Acórdãos TCAN

Acórdão do Tribunal Central Administrativo Norte
Processo:01776/06.7BEPRT
Secção:2ª Secção - Contencioso Tributário
Data do Acordão:04/26/2012
Tribunal:TAF do Porto
Relator:Irene Isabel Gomes das Neves
Descritores:VENDA NA EXECUÇÃO FISCAL
NULIDADE
FALTA DE CITAÇÃO
Sumário:I - A nulidade da venda judicial pode ser arguida pelo executado quando este não tiver sido citado para a execução.
II - Esta possibilidade, porém, não pode ser observada relativamente à anulação da venda por falta ou nulidade da citação, quando o processo não correu à revelia daquele, nos termos das disposições combinadas nos artºs 483º, 909º, nº 1, al. b) e 921º, nºs 1 e 3 do CPC e 257º, nº 1, al. c) do CPPT.*
* Sumário elaborado pelo Relator
Recorrente:C..., Lda.
Recorrido 1:Fazenda Pública e J...
Aditamento:
Parecer Ministério Publico:
1
Decisão Texto Integral: Acordam, em conferência, os Juízes da Secção de Contencioso Tributário do Tribunal Central Administrativo Norte:
I- RELATÓRIO
C…, LDA., com os demais sinais dos autos, requereu a anulação da venda realizada no âmbito do PEF. n.º3387199901000233, instaurado pelo Serviço de Finanças do Porto – 7, na qual é executada.
No Tribunal Administrativo e Fiscal do Porto foi proferida sentença que julgou improcedente a requerida anulação da venda, decisão com que a executada não se conformou, tendo interposto o presente recurso jurisdicional.
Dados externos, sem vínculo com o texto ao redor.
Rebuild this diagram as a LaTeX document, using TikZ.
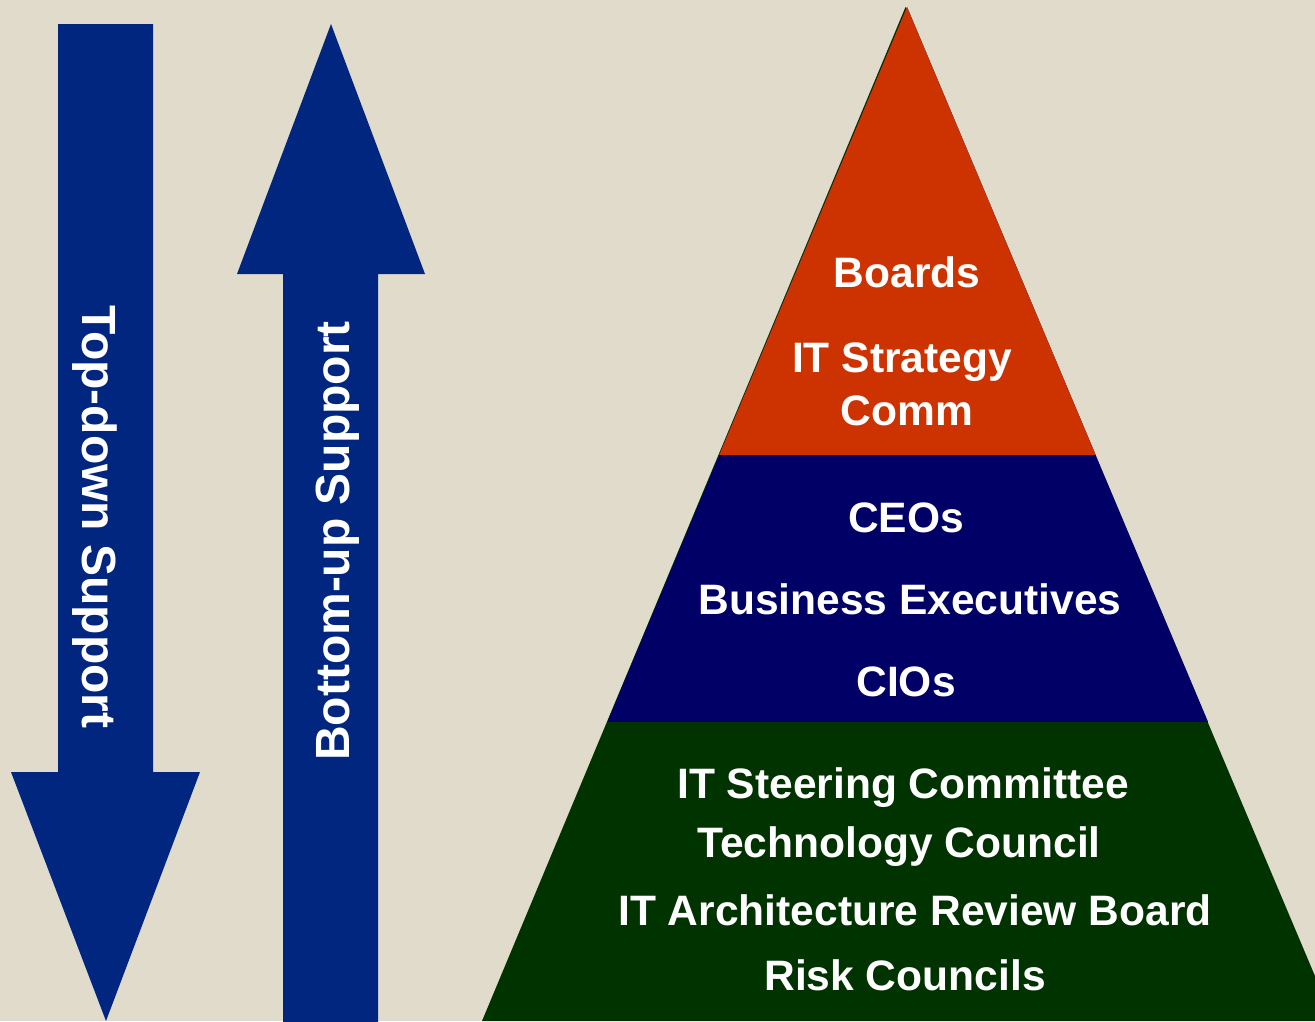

Alegou, tendo concluído da seguinte forma:
A. A douta sentença sob recurso interpreta e aplica erradamente os art.ºs 165.º, n.ºs 1 e 2 do CPPT em conjugação com o disposto nos art.ºs 909, n.º 1, als. b) e c), 921.º, n.º 1, e 201.º do CPC.
B. Com efeito, não há no caso lugar à anulação total da execução e, consequentemente, é inaplicável a al. b) do n.º 1 do art.º 909.º do CPC
C. A venda cuja anulação se requer é nula por falta de citação nos termos conjugados do art.º 165.º, n.ºs 1 e 2, do CPP e do art.º 909.º, n.º 1, al. c), e 201.º do CPC
D. A douta sentença incorreu em erro em matéria de facto ao não dar como provado, como devia, que:
o valor da dívida constante da carta precatória inicialmente expedida pelo Serviço de Finanças do Porto 7 para o Serviço de Finanças de Vila Nova de Famalicão 1 é de 45.773.078$00
o valor da dívida exequenda aferida pelos títulos executivos é de 44.468,35 € (8.915.106$00) e refere-se a IVA respeitante aos anos de 1997 e 1998
o valor da dívida exequenda constante da carta precatória reexpedida pelo Serviço do Porto para o Serviço de Vila Nova de Famalicão é de 45.773.078$00
o valor da dívida exequenda a que se refere o despacho que designa a data para a venda 44.468,35 €
a notificação à executada da designação da data para a venda dos bens penhorados não identifica o valor da dívida nem o valor base para a venda dos bens penhorados.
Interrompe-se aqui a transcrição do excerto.